■ **PROBLEM**
From the records below, print only the part that opens with the line containing "Output the Python" and closes with the line containing "c_misid), (others, c_oth)]"; omit the pictures.

■ **SOURCE DATA**
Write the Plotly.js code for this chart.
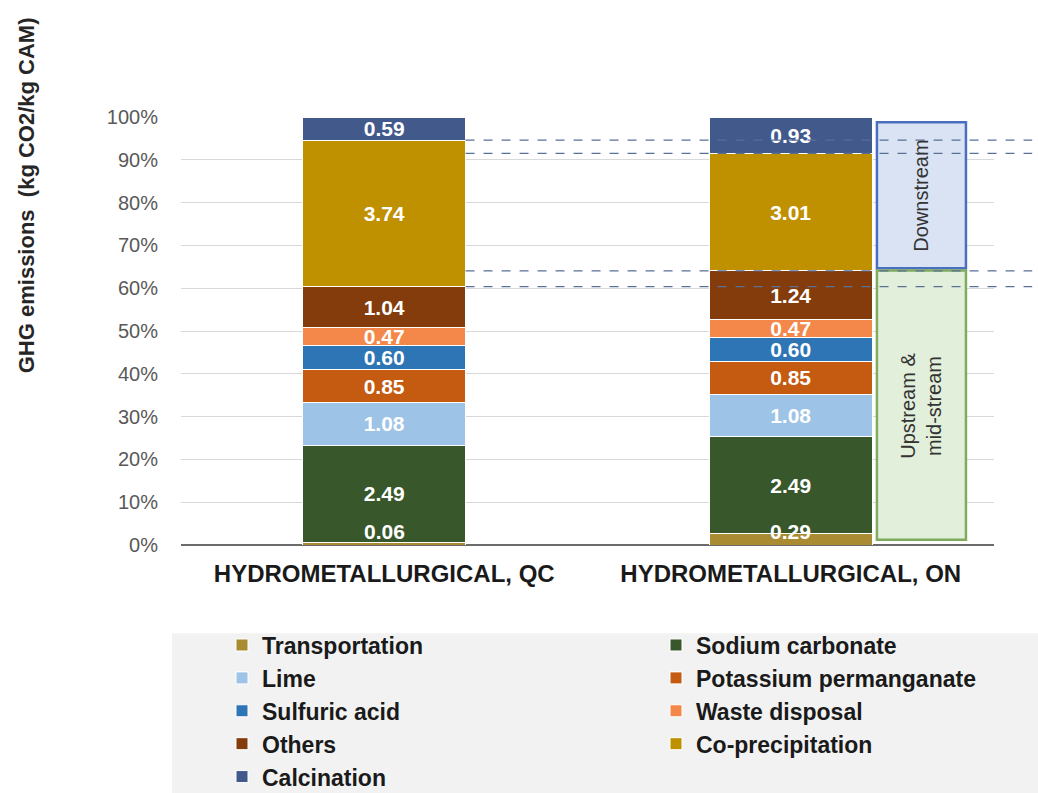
<!DOCTYPE html>
<html><head><meta charset="utf-8">
<script src="https://cdn.plot.ly/plotly-3.0.1.min.js"></script>
<style>html,body{margin:0;padding:0;background:#fff}#chart{width:1038px;height:793px}</style>
</head><body><div id="chart"></div>
<script>
// ---- data ----
const categories = ['HYDROMETALLURGICAL, QC', 'HYDROMETALLURGICAL, ON'];
const seriesNames = ['Transportation', 'Sodium carbonate', 'Lime', 'Potassium permanganate',
  'Sulfuric acid', 'Waste disposal', 'Others', 'Co-precipitation', 'Calcination'];
const transportation = [0.06, 0.29];
const sodiumCarbonate = [2.49, 2.49];
const lime = [1.08, 1.08];
const potassiumPermanganate = [0.85, 0.85];
const sulfuricAcid = [0.60, 0.60];
const wasteDisposal = [0.47, 0.47];
const others = [1.04, 1.24];
const coPrecipitation = [3.74, 3.01];
const calcination = [0.59, 0.93];
const yTickVals = [0, 10, 20, 30, 40, 50, 60, 70, 80, 90, 100];
const yTickText = ['0%', '10%', '20%', '30%', '40%', '50%', '60%', '70%', '80%', '90%', '100%'];
const boxLabels = ['Downstream', 'Upstream &<br>mid-stream'];
const yTitle = 'GHG emissions  (kg CO2/kg CAM)';

// ---- styles ----
const colors = ['#a98b32', '#38572a', '#9dc3e6', '#c55a11', '#2e75b6', '#f4884a', '#843c0c', '#bf9000', '#42598c'];
const seriesValues = [transportation, sodiumCarbonate, lime, potassiumPermanganate, sulfuricAcid,
  wasteDisposal, others, coPrecipitation, calcination];
const FONT = '"Liberation Sans", Arial, sans-serif';

const traces = seriesValues.map((vals, k) => ({
  type: 'bar',
  name: seriesNames[k],
  x: categories,
  y: vals,
  text: vals.map(v => v.toFixed(2)),
  texttemplate: '%{text}',
  textposition: k === 0 ? 'none' : 'inside',
  insidetextanchor: 'middle',
  textangle: 0,
  constraintext: 'none',
  textfont: {family: FONT, size: 21, color: '#ffffff', weight: 'bold'},
  marker: {color: colors[k], line: {color: '#ffffff', width: 1}},
  hoverinfo: 'name+text'
}));

// cumulative percentage tops computed from the data
const totals = categories.map((c, i) => seriesValues.reduce((s, arr) => s + arr[i], 0));
function cumTop(i, k) {
  let s = 0;
  for (let j = 0; j <= k; j++) s += seriesValues[j][i];
  return s / totals[i] * 100;
}
const barWidth = 0.4;
const xToPaper = x => (x + 0.5) / 2; // category range [-0.5, 1.5]

const dashedLevels = [cumTop(0, 7), cumTop(1, 7), cumTop(1, 6), cumTop(0, 6)];
const shapes = [];
// legend backdrop
shapes.push({type: 'rect', xref: 'paper', yref: 'paper', x0: -0.0111, x1: 1.1, y0: -0.206, y1: -0.7,
  fillcolor: '#f2f2f2', line: {width: 0}, layer: 'below'});
// boxes
const onOthersTop = cumTop(1, 6);
shapes.push({type: 'rect', xref: 'x', yref: 'y', x0: 1.212, x1: 1.431, y0: onOthersTop + 0.6, y1: 98.8,
  fillcolor: '#dae3f3', line: {color: '#4a6fc0', width: 2.5}, layer: 'above'});
shapes.push({type: 'rect', xref: 'x', yref: 'y', x0: 1.212, x1: 1.431, y0: 1.2, y1: onOthersTop + 0.1,
  fillcolor: '#e2efda', line: {color: '#7eab5e', width: 2.5}, layer: 'above'});
dashedLevels.forEach(lv => shapes.push({
  type: 'line', xref: 'paper', yref: 'paper', x0: xToPaper(barWidth / 2), x1: 1.047, y0: lv / 100, y1: lv / 100,
  line: {color: '#5a6f96', width: 1.3, dash: 'dash'}, layer: 'above'
}));

const annotations = [];
// transportation labels (segment too thin to hold its text)
categories.forEach((c, i) => annotations.push({
  x: c, y: 0, xref: 'x', yref: 'y', yanchor: 'bottom', showarrow: false,
  text: transportation[i].toFixed(2), font: {family: FONT, size: 21, color: '#ffffff', weight: 'bold'}
}));
annotations.push({x: 1.3215, y: (onOthersTop + 0.6 + 98.8) / 2, xref: 'x', yref: 'y', showarrow: false,
  xanchor: 'center', yanchor: 'middle',
  textangle: -90, text: boxLabels[0], font: {family: FONT, size: 20, color: '#333333'}});
annotations.push({x: 1.3215, y: (1.2 + onOthersTop) / 2, xref: 'x', yref: 'y', showarrow: false,
  xanchor: 'center', yanchor: 'middle',
  textangle: -90, text: boxLabels[1], font: {family: FONT, size: 20, color: '#333333'}});
annotations.push({x: -0.189, y: 0.818, xref: 'paper', yref: 'paper', showarrow: false, textangle: -90,
  xanchor: 'center', yanchor: 'middle',
  text: yTitle, font: {family: FONT, size: 22, color: '#262626', weight: 'bold'}});

const layout = {
  width: 1038, height: 793,
  margin: {l: 181, r: 44, t: 117, b: 248, autoexpand: false},
  paper_bgcolor: '#ffffff', plot_bgcolor: '#ffffff',
  barmode: 'stack', barnorm: 'percent', bargap: 0.6,
  font: {family: FONT},
  xaxis: {
    type: 'category', range: [-0.5, 1.5], showgrid: false, showline: false, ticks: '',
    tickfont: {family: FONT, size: 24, color: '#1a1a1a', weight: 'bold'}, ticklabelstandoff: 12
  },
  yaxis: {
    range: [0, 100], tickvals: yTickVals, ticktext: yTickText, showgrid: true, gridcolor: '#d9d9d9', gridwidth: 1,
    zeroline: true, zerolinecolor: '#6b6b6b', zerolinewidth: 2.5, showline: false, ticks: '',
    tickfont: {family: FONT, size: 20, color: '#595959'}, ticklabelstandoff: 22
  },
  showlegend: true,
  legend: {
    orientation: 'h', x: -0.00615, xanchor: 'left', y: -0.076, yanchor: 'top',
    traceorder: 'normal', entrywidth: 389, entrywidthmode: 'pixels',
    bgcolor: 'rgba(0,0,0,0)', bordercolor: 'rgba(0,0,0,0)', borderwidth: 46,
    font: {family: FONT, size: 23, color: '#1a1a1a', weight: 'bold'}
  },
  shapes: shapes,
  annotations: annotations
};

Plotly.newPlot('chart', traces, layout, {displayModeBar: false, staticPlot: true});
</script></body></html>
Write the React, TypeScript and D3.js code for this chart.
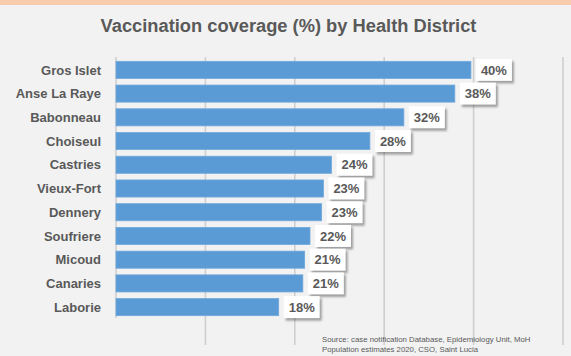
import React from "react";
import * as d3 from "d3";

const categories = [
  "Gros Islet",
  "Anse La Raye",
  "Babonneau",
  "Choiseul",
  "Castries",
  "Vieux-Fort",
  "Dennery",
  "Soufriere",
  "Micoud",
  "Canaries",
  "Laborie",
];
const coverage = [39.7, 37.9, 32.2, 28.4, 24.1, 23.2, 23.0, 21.7, 21.1, 20.9, 18.2];
const gridTicks = [0, 10, 20, 30, 40, 50];
const title = "Vaccination coverage (%) by Health District";
const sourceLines = [
  "Source: case notification Database, Epidemiology Unit, MoH",
  "Population estimates 2020, CSO, Saint Lucia",
];

const W = 571;
const H = 356;
const FONT = "'Liberation Sans', Arial, sans-serif";
const TEXT = "#595959";

export default function App() {
  const x = d3.scaleLinear().domain([0, 50]).range([116, 563]);
  const y = d3
    .scaleBand<string>()
    .domain(categories)
    .range([58, 319])
    .paddingInner(0.28)
    .paddingOuter(0.14);
  const bw = y.bandwidth();

  return (
    <svg
      width={W}
      height={H}
      style={{ position: "absolute", left: 0, top: 0, display: "block" }}
      fontFamily={FONT}
    >
      <defs>
        <filter id="shadow" x="-30%" y="-30%" width="160%" height="160%">
          <feGaussianBlur stdDeviation="1" />
        </filter>
      </defs>
      <rect x={0} y={0} width={W} height={H} fill="#F2F2F2" />
      <rect x={0} y={0} width={W} height={5} fill="#F8CBAD" />

      <text
        x={288.5}
        y={32}
        textAnchor="middle"
        fontSize={18.3}
        fontWeight="bold"
        fill={TEXT}
      >
        {title}
      </text>

      {gridTicks.map((t) => (
        <line
          key={t}
          x1={x(t)}
          x2={x(t)}
          y1={57}
          y2={t === 0 ? 318 : 345}
          stroke="#CFCFCF"
          strokeWidth={1.6}
        />
      ))}

      {categories.map((c, i) => {
        const y0 = y(c)!;
        const xe = x(coverage[i]);
        const bx = xe + 5;
        const bwid = 36;
        const bh = 22;
        const by = y0 + bw / 2 - bh / 2;
        return (
          <g key={c}>
            <rect
              x={x(0)}
              y={y0}
              width={xe - x(0)}
              height={bw}
              fill="#5B9BD5"
              stroke="#6FA8DC"
              strokeWidth={0.8}
            />
            <text
              x={101}
              y={y0 + bw / 2}
              dy="0.36em"
              textAnchor="end"
              fontSize={13}
              fontWeight="bold"
              fill={TEXT}
            >
              {c}
            </text>
            <rect
              x={bx + 2}
              y={by + 2.5}
              width={bwid}
              height={bh}
              fill="rgba(0,0,0,0.35)"
              filter="url(#shadow)"
            />
            <rect x={bx} y={by} width={bwid} height={bh} fill="#FFFFFF" />
            <text
              x={bx + bwid / 2}
              y={by + bh / 2}
              dy="0.36em"
              textAnchor="middle"
              fontSize={13}
              fontWeight="bold"
              fill={TEXT}
            >
              {`${Math.round(coverage[i])}%`}
            </text>
          </g>
        );
      })}

      {sourceLines.map((s, i) => (
        <text key={i} x={322} y={342 + i * 9.5} fontSize={7.8} fill={TEXT}>
          {s}
        </text>
      ))}
    </svg>
  );
}
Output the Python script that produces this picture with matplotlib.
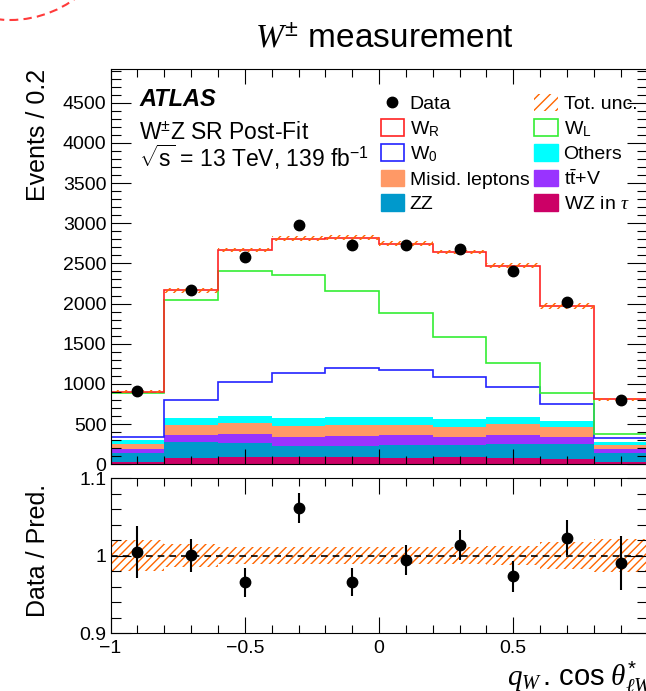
import numpy as np
import matplotlib
matplotlib.use('Agg')
import matplotlib.pyplot as plt
from matplotlib.patches import Patch, Ellipse
from matplotlib.lines import Line2D
from matplotlib.ticker import MultipleLocator, FixedLocator, FuncFormatter

plt.rcParams['font.family'] = ['Liberation Sans', 'DejaVu Sans']
plt.rcParams['mathtext.fontset'] = 'custom'
plt.rcParams['mathtext.rm'] = 'Liberation Sans'
plt.rcParams['mathtext.it'] = 'Liberation Serif:italic'
plt.rcParams['mathtext.bf'] = 'Liberation Sans:bold'
plt.rcParams['hatch.linewidth'] = 1.0

# binning of q_W * cos(theta*)
bin_edges = [-1.0, -0.8, -0.6, -0.4, -0.2, 0.0, 0.2, 0.4, 0.6, 0.8, 1.0]

# post-fit yields per bin (stack order bottom -> top)
wz_tau = [33, 74, 95, 95, 95, 82, 95, 74, 62, 33]
zz = [112, 208, 174, 136, 136, 158, 145, 176, 190, 112]
ttv = [49, 86, 104, 112, 121, 121, 103, 110, 91, 49]
misid = [55, 121, 137, 137, 137, 128, 125, 137, 117, 46]
others = [53, 83, 91, 98, 103, 103, 99, 89, 78, 41]
w_0 = [42, 228, 424, 564, 600, 583, 516, 381, 208, 42]
w_L = [539, 1250, 1383, 1208, 962, 708, 496, 291, 135, 50]
w_R = [21, 117, 259, 458, 667, 863, 1063, 1213, 1090, 435]

data = [908, 2168, 2575, 2980, 2725, 2730, 2678, 2405, 2016, 800]
# relative total uncertainty per bin
rel_unc = [0.020, 0.015, 0.011, 0.011, 0.011, 0.011, 0.011, 0.012, 0.018, 0.021]

c_tau = '#cc0066'
c_zz = '#0099cc'
c_ttv = '#9933ff'
c_misid = '#ff9966'
c_oth = '#00ffff'
c_w0 = '#2222ff'
c_wl = '#33ee33'
c_wr = '#ff2222'
c_unc = '#ff6600'

edges = np.array(bin_edges)
centers = 0.5 * (edges[1:] + edges[:-1])
fills = [(wz_tau, c_tau), (zz, c_zz), (ttv, c_ttv), (misid, c_misid), (others, c_oth)]

fig = plt.figure(figsize=(6.46, 6.91), dpi=100)
ax = fig.add_axes([0.1712, 0.3281, 0.8311, 0.5716])
axr = fig.add_axes([0.1712, 0.0839, 0.8311, 0.2243])

# stacked backgrounds
base = np.zeros(len(centers))
for vals, col in fills:
    top = base + np.array(vals)
    ax.stairs(top, edges, baseline=base, fill=True, color=col, lw=0)
    base = top

# signal components as lines on top of the stack
for vals, col in [(w_0, c_w0), (w_L, c_wl), (w_R, c_wr)]:
    base = base + np.array(vals)
    ax.stairs(base, edges, baseline=None, color=col, lw=1.2)
total = base

unc = total * np.array(rel_unc)
ax.stairs(total + unc, edges, baseline=total - unc, fill=True, facecolor='none',
          edgecolor=c_unc, hatch='////', lw=0)

data = np.array(data, dtype=float)
ax.errorbar(centers, data, yerr=np.sqrt(data), fmt='o', color='k', ms=7.5,
            elinewidth=1.5, capsize=0, zorder=5)

ax.set_xlim(-1, 1)
ax.set_ylim(0, 4915)
ax.set_ylabel('Events / 0.2', fontsize=18, loc='top')
ax.yaxis.set_label_coords(-0.112, 1.0)
ax.xaxis.set_major_locator(FixedLocator([-1, -0.5, 0, 0.5]))
ax.xaxis.set_minor_locator(MultipleLocator(0.1))
ax.yaxis.set_major_locator(MultipleLocator(500))
ax.yaxis.set_minor_locator(MultipleLocator(100))
ax.tick_params(axis='x', labelbottom=False)

# text block
ax.text(0.0535, 0.908, 'ATLAS', transform=ax.transAxes, fontsize=17,
        fontweight='bold', fontstyle='italic', va='baseline')
ax.text(0.0535, 0.824, r'W$^{\pm}$Z SR Post-Fit', transform=ax.transAxes,
        fontsize=16.5, va='baseline')
ax.text(0.0535, 0.753, r'$\sqrt{\mathrm{s}}$ = 13 TeV, 139 fb$^{-1}$',
        transform=ax.transAxes, fontsize=16.5, va='baseline')

handles = [Line2D([], [], marker='o', color='k', ls='none', ms=7.5),
           Patch(fc='white', ec=c_wr, lw=1.2),
           Patch(fc='white', ec=c_w0, lw=1.2),
           Patch(fc=c_misid, ec=c_misid),
           Patch(fc=c_zz, ec=c_zz),
           Patch(fc='none', ec=c_unc, hatch='///', lw=0),
           Patch(fc='white', ec=c_wl, lw=1.2),
           Patch(fc=c_oth, ec=c_oth),
           Patch(fc=c_ttv, ec=c_ttv),
           Patch(fc=c_tau, ec=c_tau)]
labels = ['Data', r'W$_\mathrm{R}$', r'W$_\mathrm{0}$', 'Misid. leptons', 'ZZ',
          'Tot. unc.', r'W$_\mathrm{L}$', 'Others', r't$\bar{\mathrm{t}}$+V',
          r'WZ in $\tau$']
ax.legend(handles, labels, ncol=2, loc='upper left', bbox_to_anchor=(0.503, 0.937),
          frameon=False, fontsize=14, handlelength=1.2, handleheight=0.95,
          handletextpad=0.3, columnspacing=0.25, labelspacing=0.29,
          borderpad=0, borderaxespad=0)

# ratio panel
ratio = data / total
ratio_err = np.sqrt(data) / total
axr.stairs(1 + np.array(rel_unc), edges, baseline=1 - np.array(rel_unc), fill=True,
           facecolor='none', edgecolor=c_unc, hatch='////', lw=0)
axr.axhline(1.0, color='k', lw=1.2, ls=(0, (4, 3)))
axr.errorbar(centers, ratio, yerr=ratio_err, fmt='o', color='k', ms=7.5,
             elinewidth=1.5, capsize=0, zorder=5)
axr.set_xlim(-1, 1)
axr.set_ylim(0.9, 1.1)
axr.xaxis.set_major_locator(FixedLocator([-1, -0.5, 0, 0.5]))
axr.xaxis.set_minor_locator(MultipleLocator(0.1))
axr.yaxis.set_major_locator(MultipleLocator(0.1))
axr.yaxis.set_minor_locator(MultipleLocator(0.02))
axr.yaxis.set_major_formatter(FuncFormatter(lambda v, p: f'{v:g}'))
axr.xaxis.set_major_formatter(FuncFormatter(lambda v, p: f'{v:g}'.replace('-', '\u2212')))
axr.set_ylabel('Data / Pred.', fontsize=18, loc='top')
axr.yaxis.set_label_coords(-0.112, 0.96)
axr.set_xlabel(r'$q_{W}\,.\,\cos\,\theta^{*}_{\ell W}$', fontsize=21, loc='right')
axr.xaxis.set_label_coords(1.012, -0.17)

for a, xl in [(ax, 15), (axr, 16)]:
    a.tick_params(which='both', direction='in', top=True, right=True,
                  labelsize=14, width=0.8)
    a.tick_params(axis='x', which='major', length=xl * 0.72, pad=5)
    a.tick_params(axis='x', which='minor', length=8 * 0.72)
    a.tick_params(axis='y', which='major', length=20 * 0.72, pad=3)
    a.tick_params(axis='y', which='minor', length=10 * 0.72)
    for s in a.spines.values():
        s.set_linewidth(0.8)

fig.text(384 / 646, 1 - 39 / 691, r'$W^{\pm}$ measurement', ha='center',
         va='center', fontsize=24)

# dashed annotation arc in the top-left corner
arc = Ellipse((10 / 646, 1 + 90 / 691), 220 / 646, 220 / 691, transform=fig.transFigure,
              fill=False, ec='#ff3b3b', lw=1.5, ls=(0, (4, 2.5)))
fig.add_artist(arc)

fig.savefig('out.png', dpi=100)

■ **COMPLETE RESPONSE**
Output the Python script that produces this picture with matplotlib.
import numpy as np
import matplotlib
matplotlib.use('Agg')
import matplotlib.pyplot as plt
from matplotlib.patches import Patch, Ellipse
from matplotlib.lines import Line2D
from matplotlib.ticker import MultipleLocator, FixedLocator, FuncFormatter

plt.rcParams['font.family'] = ['Liberation Sans', 'DejaVu Sans']
plt.rcParams['mathtext.fontset'] = 'custom'
plt.rcParams['mathtext.rm'] = 'Liberation Sans'
plt.rcParams['mathtext.it'] = 'Liberation Serif:italic'
plt.rcParams['mathtext.bf'] = 'Liberation Sans:bold'
plt.rcParams['hatch.linewidth'] = 1.0

# binning of q_W * cos(theta*)
bin_edges = [-1.0, -0.8, -0.6, -0.4, -0.2, 0.0, 0.2, 0.4, 0.6, 0.8, 1.0]

# post-fit yields per bin (stack order bottom -> top)
wz_tau = [33, 74, 95, 95, 95, 82, 95, 74, 62, 33]
zz = [112, 208, 174, 136, 136, 158, 145, 176, 190, 112]
ttv = [49, 86, 104, 112, 121, 121, 103, 110, 91, 49]
misid = [55, 121, 137, 137, 137, 128, 125, 137, 117, 46]
others = [53, 83, 91, 98, 103, 103, 99, 89, 78, 41]
w_0 = [42, 228, 424, 564, 600, 583, 516, 381, 208, 42]
w_L = [539, 1250, 1383, 1208, 962, 708, 496, 291, 135, 50]
w_R = [21, 117, 259, 458, 667, 863, 1063, 1213, 1090, 435]

data = [908, 2168, 2575, 2980, 2725, 2730, 2678, 2405, 2016, 800]
# relative total uncertainty per bin
rel_unc = [0.020, 0.015, 0.011, 0.011, 0.011, 0.011, 0.011, 0.012, 0.018, 0.021]

c_tau = '#cc0066'
c_zz = '#0099cc'
c_ttv = '#9933ff'
c_misid = '#ff9966'
c_oth = '#00ffff'
c_w0 = '#2222ff'
c_wl = '#33ee33'
c_wr = '#ff2222'
c_unc = '#ff6600'

edges = np.array(bin_edges)
centers = 0.5 * (edges[1:] + edges[:-1])
fills = [(wz_tau, c_tau), (zz, c_zz), (ttv, c_ttv), (misid, c_misid), (others, c_oth)]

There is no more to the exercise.